Good enough quality simply isn't good enough for your prospective customers. And this is why these service are doomed to fail.
Feedback from the other 10+ gaming SaaSes suggests everything, but this. This is pretty much a game breaker.
Every time there is a new gaming SaaS, they come challenge that. Even Google with its own backbone network can't provide 50-70ms in the best case demo room scenario, and jitter is simply impossible to mitigate on anything, but the top tier switches that are too expensive for residential ISPs.
https://arstechnica.com/gaming/2019/11/valve-appears-to-be-w...
Word of caution - if you have a bandwidth limit it burns through it pretty quickly.
Then there are comments here talking about 4K, but Nvidia only seems to mention 720p and 1080p. Sure, most users' network connection probably isn't good enough, but why not tell us? It could certainly be a selling point for connecting this to a 4K television.
(Disclaimer: I'm an NVIDIA employee who works on unrelated projects, but I really enjoyed using the beta of GeForce Now.)
That doesn’t seem like a wise choice.
Ordinarily no product needs to target 1% platforms, but this product specifically seems like its early adopters would naturally be non-Windows desktop users. Cutting off half of that crucial adoption seems ... stupid.
Both numbers are significantly higher than Linux.
"Selected user account does not exist in tenant 'NVIDIA Corporation' and cannot access the application 'https://preview.nvidia.com' in that tenant. The account needs to be added as an external user in the tenant first. Please use a different account."
Something about it feels creepy to me, but I can't place what.
It's also a nice way to force yourself to play for only an hour and then go do something else, or at least consciously make the choice to play for longer than you intended.
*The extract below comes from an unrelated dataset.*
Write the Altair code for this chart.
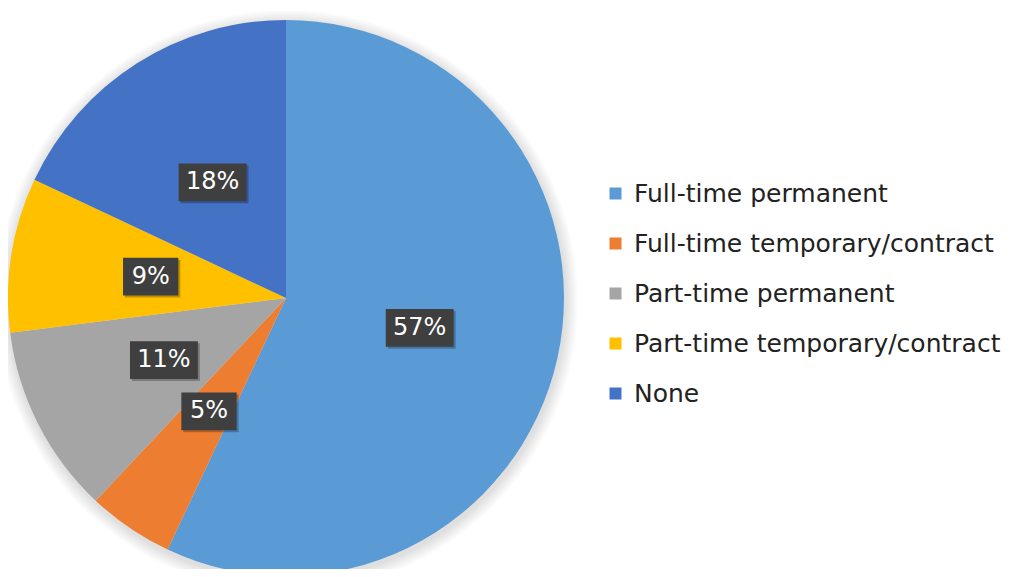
import altair as alt
import pandas as pd

categories = ["Full-time permanent", "Full-time temporary/contract",
              "Part-time permanent", "Part-time temporary/contract", "None"]
shares = [57, 5, 11, 9, 18]
labels = ["57%", "5%", "11%", "9%", "18%"]
colors = ["#5B9BD5", "#ED7D31", "#A5A5A5", "#FFC000", "#4472C4"]

df = pd.DataFrame({
    "category": categories,
    "share": shares,
    "label": labels,
    "idx": list(range(len(categories))),
})

CX, CY, R, LR = 278, 290, 278, 137
FONT = "DejaVu Sans"

base = alt.Chart(df)

color = alt.Color(
    "category:N",
    scale=alt.Scale(domain=categories, range=colors),
    legend=alt.Legend(
        title=None, orient="none", legendX=595, legendY=173,
        symbolType="square", symbolSize=144, symbolStrokeWidth=0,
        labelFont=FONT, labelFontSize=25, labelColor="#222222",
        labelOffset=6, rowPadding=24, labelLimit=500,
    ),
)

# soft shadow behind the pie
shadows = []
for k in range(1, 9):
    shadows.append(
        base.transform_aggregate(total="sum(share)")
        .mark_arc(outerRadius=R + k * 1.6, fill="#000000", opacity=0.014)
        .encode(theta=alt.Theta("total:Q"), x=alt.value(CX + 1), y=alt.value(CY + 3))
    )

pie = base.mark_arc(outerRadius=R).encode(
    theta=alt.Theta("share:Q", stack=True),
    order=alt.Order("idx:Q"),
    color=color,
    x=alt.value(CX),
    y=alt.value(CY),
)

pos = (
    base.transform_joinaggregate(total="sum(share)")
    .transform_window(cum="sum(share)", sort=[alt.SortField("idx")], frame=[None, 0])
    .transform_calculate(
        ang="2*PI*(datum.cum - datum.share/2)/datum.total",
    )
    .transform_calculate(
        px=f"{CX} + {LR}*sin(datum.ang)",
        py=f"{CY} - {LR}*cos(datum.ang)",
        box="length(datum.label) > 2 ? 'M-0.97,-0.54H0.97V0.54H-0.97Z' : 'M-0.79,-0.54H0.79V0.54H-0.79Z'",
    )
)

xy = dict(
    x=alt.X("px:Q", scale=None, axis=None),
    y=alt.Y("py:Q", scale=None, axis=None),
)

box_shadow = pos.mark_point(filled=True, size=4900, color="#000000", opacity=0.25,
                            strokeWidth=0, xOffset=2, yOffset=2).encode(
    shape=alt.Shape("box:N", scale=None), **xy)
box = pos.mark_point(filled=True, size=4900, color="#3F3F3F", opacity=1,
                     strokeWidth=0).encode(
    shape=alt.Shape("box:N", scale=None), **xy)
text = pos.mark_text(font=FONT, fontSize=24, color="white", align="center",
                     baseline="middle").encode(text="label:N", **xy)

chart = alt.layer(*shadows, pie, box_shadow, box, text).properties(
    width=999, height=561, autosize="none", padding=0,
).configure_view(stroke=None)

chart.save("out.html", embed_options={"renderer": "svg", "actions": False})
Oh even better... Logging out doesn't log you out, I had to clear cookies to actually log out. Edit: Uhhh, even that didn't work, wth is going on here?
The performance, in my experience, has been fantastic. Suddenly on my MBP I can play games that were only previously on my Windows box with a beefy GPU. Better still the fans stay at a minimal level -- on this machine it's barely more than streaming a video. I have a dislike for hearing the GPU fan grinding and this is a relief.
On the flip side if you aren't really close to one of their data centers, it isn't a great experience for twitch FPS games. I tried pubg and it...worked, but I fell from competitive to pretty mediocre given that everyone else had a couple of frames head start.
Still, it's an instant sign up for me. Even for games that I can play locally on my laptops, like Civ 6, doing so with minimal local power suckage, heat and fan grind makes it worth it. I'm outsourcing those to an nvidia datacenter, of course, but better than than in my lap. My experience with this has been much better than even Steam in-house streaming (where I used that big beefy Windows box with a high-end GPU in another room to play from my MBP).
And for those who questioned how the process works, for a steam game it kicks you into a virtualized version of steam that you log into. On first play you "install" the game but they seem to have images for everything so it's instant. Then you play in a virtualized session. It's very well done.
The link to Steam is extremely interesting to me, I did not own gaming hardware (except for a Switch) for long time.
There are some quirks with it especially around getting the resolution right. Sometimes the output is a bit blurry because it doesn't quite match the resolution/aspect ratio of your screen.
I would say that it is worth giving this a try. The free limited version is idea for as a trial.
I'm pretty sure I could get that most days even though I live out in the boonies, but it looks like Linux isn't a supported platform and GOG isn't a supported storefront. That's kind of a bummer.
But yes, latency does affect and may be a deal breaker for.some games.
The best part is that your Steam saves sync and the laptop stays cool.